>>>>>

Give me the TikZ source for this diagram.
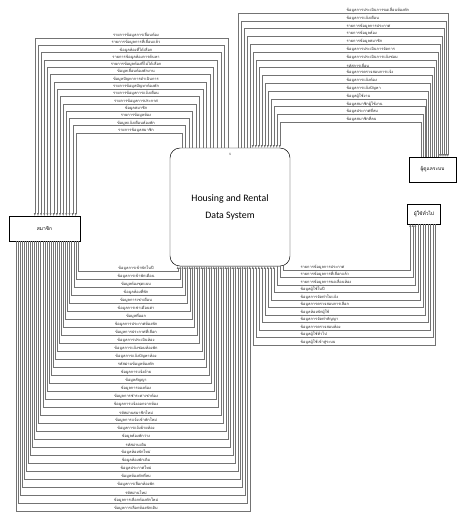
\documentclass[tikz,border=0pt]{standalone}
\usepackage{fontspec}
\setmainfont{Carlito}
\newfontfamily\thaifont[Script=Thai]{Loma}
\usetikzlibrary{arrows,calc}

\begin{document}
\begin{tikzpicture}[x=0.5mm,y=-0.5mm]

\tikzset{entity/.style = {shape=rectangle,draw,line width=0.5pt,font=\thaifont\fontsize{7}{8}\selectfont}}
\tikzset{process/.style = {shape=rectangle,draw,line width=0.7pt,rounded corners=5mm,align=center,font=\fontsize{14}{24}\selectfont}}
\tikzset{flow/.style = {draw=black!55,line width=0.35pt}}
\tikzset{toend/.style = {flow,->,> = latex'}}
\tikzset{tostart/.style = {flow,<-,> = latex'}}
\tikzset{lbl/.style = {font=\thaifont\fontsize{5.6}{6}\selectfont,text=black!85,inner sep=0.6pt,anchor=south}}
\tikzset{lblw/.style = {lbl,anchor=south west}}

\useasboundingbox (0,0) rectangle (457,518);

%entities
\node[entity, minimum width=35.5mm, minimum height=12.5mm] (mem) at (44.5,228.5) {สมาชิก};
\node[entity, minimum width=23.5mm, minimum height=12.5mm] (adm) at (432.5,169.5) {ผู้ดูแลระบบ};
\node[entity, minimum width=16.5mm, minimum height=10mm] (usr) at (424,214) {ผู้ใช้ทั่วไป};
%process
\node[process, minimum width=60mm, minimum height=59mm] (proc) at (230,207) {Housing and Rental\\Data System};
\node[font=\fontsize{5}{5}\selectfont, inner sep=0pt] (pnum) at (230,154) {1};

%connection points
\foreach \i in {1,...,14} {
  \coordinate (mt\i) at ($(mem.north west)+({22.85+3.15*\i},0)$);
  \coordinate (pt\i) at ($(proc.north west)+({61.54-3.54*\i},0)$);
}
\foreach \j in {1,...,15} {
  \coordinate (qt\j) at ($(proc.north west)+({65+3*\j},0)$);
  \coordinate (at\j) at ($(adm.north west)+({40.93-1.93*\j},0)$);
}
\foreach \k in {1,...,11} {
  \coordinate (rb\k) at ($(proc.south west)+({116-3*\k},0)$);
  \coordinate (ub\k) at ($(usr.south west)+({0.5+2.5*\k},0)$);
}
\foreach \k in {1,...,31} {
  \coordinate (mb\k) at ($(mem.south west)+({71.07-2.07*\k},0)$);
  \coordinate (pb\k) at ($(proc.south west)+({5.6+2.4*\k},0)$);
}

%process -> member
\draw[toend] (pt1) -- (pt1 |- 0,38) -| (mt1) node[lbl] (tl1) at (136,38) {รายการข้อมูลการเลื่อนห้อง};
\draw[toend] (pt2) -- (pt2 |- 0,45.3) -| (mt2) node[lbl] (tl2) at (136,45.3) {รายการข้อมูลการที่เลื่อนแล้ว};
\draw[toend] (pt3) -- (pt3 |- 0,52.6) -| (mt3) node[lbl] (tl3) at (136,52.6) {ข้อมูลห้องที่ได้เลือก};
\draw[toend] (pt4) -- (pt4 |- 0,59.9) -| (mt4) node[lbl] (tl4) at (136,59.9) {รายการข้อมูลห้องการค้นหา};
\draw[toend] (pt5) -- (pt5 |- 0,67.2) -| (mt5) node[lbl] (tl5) at (136,67.2) {รายการข้อมูลห้องที่ไม่ได้เลือก};
\draw[toend] (pt6) -- (pt6 |- 0,74.5) -| (mt6) node[lbl] (tl6) at (136,74.5) {ข้อมูลเลื่อนห้องพักงาน};
\draw[toend] (pt7) -- (pt7 |- 0,81.8) -| (mt7) node[lbl] (tl7) at (136,81.8) {ข้อมูลปัญหาการดำเนินการ};
\draw[toend] (pt8) -- (pt8 |- 0,89.1) -| (mt8) node[lbl] (tl8) at (136,89.1) {รายการข้อมูลปัญหาห้องพัก};
\draw[toend] (pt9) -- (pt9 |- 0,96.4) -| (mt9) node[lbl] (tl9) at (136,96.4) {รายการข้อมูลการแจ้งเตือน};
\draw[toend] (pt10) -- (pt10 |- 0,103.7) -| (mt10) node[lbl] (tl10) at (136,103.7) {รายการข้อมูลการประกาศ};
\draw[toend] (pt11) -- (pt11 |- 0,111) -| (mt11) node[lbl] (tl11) at (136,111) {ข้อมูลสมาชิก};
\draw[toend] (pt12) -- (pt12 |- 0,118.3) -| (mt12) node[lbl] (tl12) at (136,118.3) {รายการข้อมูลห้อง};
\draw[toend] (pt13) -- (pt13 |- 0,125.6) -| (mt13) node[lbl] (tl13) at (136,125.6) {ข้อมูลแจ้งเตือนห้องพัก};
\draw[toend] (pt14) -- (pt14 |- 0,132.9) -| (mt14) node[lbl] (tl14) at (136,132.9) {รายการข้อมูลสมาชิก};

%process <-> admin
\draw[toend] (qt1) -- (qt1 |- 0,13) -| (at1) node[lblw] (tr1) at (346,13) {ข้อมูลการประเมินการขอเลื่อนห้องพัก};
\draw[toend] (qt2) -- (qt2 |- 0,20.8) -| (at2) node[lblw] (tr2) at (346,20.8) {ข้อมูลการแจ้งเตือน};
\draw[toend] (qt3) -- (qt3 |- 0,28.6) -| (at3) node[lblw] (tr3) at (346,28.6) {รายการข้อมูลการประกาศ};
\draw[toend] (qt4) -- (qt4 |- 0,36.4) -| (at4) node[lblw] (tr4) at (346,36.4) {รายการข้อมูลห้อง};
\draw[toend] (qt5) -- (qt5 |- 0,44.2) -| (at5) node[lblw] (tr5) at (346,44.2) {รายการข้อมูลสมาชิก};
\draw[tostart] (qt6) -- (qt6 |- 0,52) -| (at6) node[lblw] (tr6) at (346,52) {ข้อมูลการประเมินการจัดการ};
\draw[tostart] (qt7) -- (qt7 |- 0,59.8) -| (at7) node[lblw] (tr7) at (346,59.8) {ข้อมูลการประเมินการแจ้งซ่อม};
\draw[tostart] (qt8) -- (qt8 |- 0,67.6) -| (at8) node[lblw] (tr8) at (346,67.6) {รหัสการเลื่อน};
\draw[tostart] (qt9) -- (qt9 |- 0,75.4) -| (at9) node[lblw] (tr9) at (346,75.4) {ข้อมูลการตรวจสอบการแจ้ง};
\draw[tostart] (qt10) -- (qt10 |- 0,83.2) -| (at10) node[lblw] (tr10) at (346,83.2) {ข้อมูลการแจ้งห้อง};
\draw[tostart] (qt11) -- (qt11 |- 0,91) -| (at11) node[lblw] (tr11) at (346,91) {ข้อมูลการแจ้งปัญหา};
\draw[tostart] (qt12) -- (qt12 |- 0,98.8) -| (at12) node[lblw] (tr12) at (346,98.8) {ข้อมูลผู้ใช้งาน};
\draw[tostart] (qt13) -- (qt13 |- 0,106.6) -| (at13) node[lblw] (tr13) at (346,106.6) {ข้อมูลสมาชิกผู้ใช้งาน};
\draw[tostart] (qt14) -- (qt14 |- 0,114.4) -| (at14) node[lblw] (tr14) at (346,114.4) {ข้อมูลประกาศที่ลบ};
\draw[tostart] (qt15) -- (qt15 |- 0,122.2) -| (at15) node[lblw] (tr15) at (346,122.2) {ข้อมูลสมาชิกที่ลบ};

%process <-> user
\draw[toend] (rb1) -- (rb1 |- 0,270) -| (ub1) node[lblw] (br1) at (300,270) {รายการข้อมูลการประกาศ};
\draw[toend] (rb2) -- (rb2 |- 0,277.5) -| (ub2) node[lblw] (br2) at (300,277.5) {รายการข้อมูลการที่เลือกแล้ว};
\draw[toend] (rb3) -- (rb3 |- 0,285) -| (ub3) node[lblw] (br3) at (300,285) {รายการข้อมูลการขอเลื่อนห้อง};
\draw[tostart] (rb4) -- (rb4 |- 0,292.5) -| (ub4) node[lblw] (br4) at (300,292.5) {ข้อมูลผู้ใช้ในปี};
\draw[tostart] (rb5) -- (rb5 |- 0,300) -| (ub5) node[lblw] (br5) at (300,300) {ข้อมูลการจัดทำใบแจ้ง};
\draw[tostart] (rb6) -- (rb6 |- 0,307.5) -| (ub6) node[lblw] (br6) at (300,307.5) {ข้อมูลการตรวจสอบการเลือก};
\draw[tostart] (rb7) -- (rb7 |- 0,315) -| (ub7) node[lblw] (br7) at (300,315) {ข้อมูลห้องพักผู้ใช้};
\draw[tostart] (rb8) -- (rb8 |- 0,322.5) -| (ub8) node[lblw] (br8) at (300,322.5) {ข้อมูลการจัดทำสัญญา};
\draw[tostart] (rb9) -- (rb9 |- 0,330) -| (ub9) node[lblw] (br9) at (300,330) {ข้อมูลการตรวจสอบห้อง};
\draw[tostart] (rb10) -- (rb10 |- 0,337.5) -| (ub10) node[lblw] (br10) at (300,337.5) {ข้อมูลผู้ใช้ทั่วไป};
\draw[tostart] (rb11) -- (rb11 |- 0,345) -| (ub11) node[lblw] (br11) at (300,345) {ข้อมูลผู้ใช้เข้าสู่ระบบ};

%member -> process
\draw[toend] (mb1) -- (mb1 |- 0,271) -| (pb1) node[lbl] (bl1) at (136,271) {ข้อมูลการเข้าพักในปี};
\draw[toend] (mb2) -- (mb2 |- 0,279) -| (pb2) node[lbl] (bl2) at (136,279) {ข้อมูลการเข้าพักเดือน};
\draw[toend] (mb3) -- (mb3 |- 0,287) -| (pb3) node[lbl] (bl3) at (136,287) {ข้อมูลห้องชุดแบบ};
\draw[toend] (mb4) -- (mb4 |- 0,295) -| (pb4) node[lbl] (bl4) at (136,295) {ข้อมูลห้องที่พัก};
\draw[toend] (mb5) -- (mb5 |- 0,303) -| (pb5) node[lbl] (bl5) at (136,303) {ข้อมูลการเช่าเดือน};
\draw[toend] (mb6) -- (mb6 |- 0,311) -| (pb6) node[lbl] (bl6) at (136,311) {ข้อมูลการเช่าเดือนค่า};
\draw[toend] (mb7) -- (mb7 |- 0,319) -| (pb7) node[lbl] (bl7) at (136,319) {ข้อมูลที่ออก};
\draw[toend] (mb8) -- (mb8 |- 0,327) -| (pb8) node[lbl] (bl8) at (136,327) {ข้อมูลการประกาศห้องพัก};
\draw[toend] (mb9) -- (mb9 |- 0,335) -| (pb9) node[lbl] (bl9) at (136,335) {ข้อมูลการประกาศที่เลือก};
\draw[toend] (mb10) -- (mb10 |- 0,343) -| (pb10) node[lbl] (bl10) at (136,343) {ข้อมูลการประเมินห้อง};
\draw[toend] (mb11) -- (mb11 |- 0,351) -| (pb11) node[lbl] (bl11) at (136,351) {ข้อมูลการแจ้งซ่อมห้องพัก};
\draw[toend] (mb12) -- (mb12 |- 0,359) -| (pb12) node[lbl] (bl12) at (136,359) {ข้อมูลการแจ้งปัญหาห้อง};
\draw[toend] (mb13) -- (mb13 |- 0,367) -| (pb13) node[lbl] (bl13) at (136,367) {รหัสผ่านข้อมูลห้องพัก};
\draw[toend] (mb14) -- (mb14 |- 0,375) -| (pb14) node[lbl] (bl14) at (136,375) {ข้อมูลการแจ้งย้าย};
\draw[toend] (mb15) -- (mb15 |- 0,383) -| (pb15) node[lbl] (bl15) at (136,383) {ข้อมูลสัญญา};
\draw[toend] (mb16) -- (mb16 |- 0,391) -| (pb16) node[lbl] (bl16) at (136,391) {ข้อมูลการจองห้อง};
\draw[toend] (mb17) -- (mb17 |- 0,399) -| (pb17) node[lbl] (bl17) at (136,399) {ข้อมูลการชำระค่าเช่าห้อง};
\draw[toend] (mb18) -- (mb18 |- 0,407) -| (pb18) node[lbl] (bl18) at (136,407) {ข้อมูลการแจ้งออกจากห้อง};
\draw[toend] (mb19) -- (mb19 |- 0,415) -| (pb19) node[lbl] (bl19) at (136,415) {รหัสผ่านสมาชิกใหม่};
\draw[toend] (mb20) -- (mb20 |- 0,423) -| (pb20) node[lbl] (bl20) at (136,423) {ข้อมูลการแจ้งเข้าพักใหม่};
\draw[toend] (mb21) -- (mb21 |- 0,431) -| (pb21) node[lbl] (bl21) at (136,431) {ข้อมูลการแจ้งย้ายห้อง};
\draw[toend] (mb22) -- (mb22 |- 0,439) -| (pb22) node[lbl] (bl22) at (136,439) {ข้อมูลห้องพักว่าง};
\draw[toend] (mb23) -- (mb23 |- 0,447) -| (pb23) node[lbl] (bl23) at (136,447) {รหัสผ่านเดิม};
\draw[toend] (mb24) -- (mb24 |- 0,455) -| (pb24) node[lbl] (bl24) at (136,455) {ข้อมูลห้องพักใหม่};
\draw[toend] (mb25) -- (mb25 |- 0,463) -| (pb25) node[lbl] (bl25) at (136,463) {ข้อมูลห้องพักเดิม};
\draw[toend] (mb26) -- (mb26 |- 0,471) -| (pb26) node[lbl] (bl26) at (136,471) {ข้อมูลประกาศใหม่};
\draw[toend] (mb27) -- (mb27 |- 0,479) -| (pb27) node[lbl] (bl27) at (136,479) {ข้อมูลห้องพักที่ลบ};
\draw[toend] (mb28) -- (mb28 |- 0,487) -| (pb28) node[lbl] (bl28) at (136,487) {ข้อมูลการเลือกห้องพัก};
\draw[toend] (mb29) -- (mb29 |- 0,495) -| (pb29) node[lbl] (bl29) at (136,495) {รหัสผ่านใหม่};
\draw[toend] (mb30) -- (mb30 |- 0,503) -| (pb30) node[lbl] (bl30) at (136,503) {ข้อมูลการเลือกห้องพักใหม่};
\draw[toend] (mb31) -- (mb31 |- 0,511) -| (pb31) node[lbl] (bl31) at (136,511) {ข้อมูลการเลือกห้องพักเดิม};

\end{tikzpicture}
\end{document}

<<<<<

**STATED TASK**
Print the data above verbatim from the first line through the line holding "(0,0) rectangle (457,518);", leaving every picture out.

**SOLUTION FOR THIS EXERCISE**
Give me the TikZ source for this diagram.
\documentclass[tikz,border=0pt]{standalone}
\usepackage{fontspec}
\setmainfont{Carlito}
\newfontfamily\thaifont[Script=Thai]{Loma}
\usetikzlibrary{arrows,calc}

\begin{document}
\begin{tikzpicture}[x=0.5mm,y=-0.5mm]

\tikzset{entity/.style = {shape=rectangle,draw,line width=0.5pt,font=\thaifont\fontsize{7}{8}\selectfont}}
\tikzset{process/.style = {shape=rectangle,draw,line width=0.7pt,rounded corners=5mm,align=center,font=\fontsize{14}{24}\selectfont}}
\tikzset{flow/.style = {draw=black!55,line width=0.35pt}}
\tikzset{toend/.style = {flow,->,> = latex'}}
\tikzset{tostart/.style = {flow,<-,> = latex'}}
\tikzset{lbl/.style = {font=\thaifont\fontsize{5.6}{6}\selectfont,text=black!85,inner sep=0.6pt,anchor=south}}
\tikzset{lblw/.style = {lbl,anchor=south west}}

\useasboundingbox (0,0) rectangle (457,518);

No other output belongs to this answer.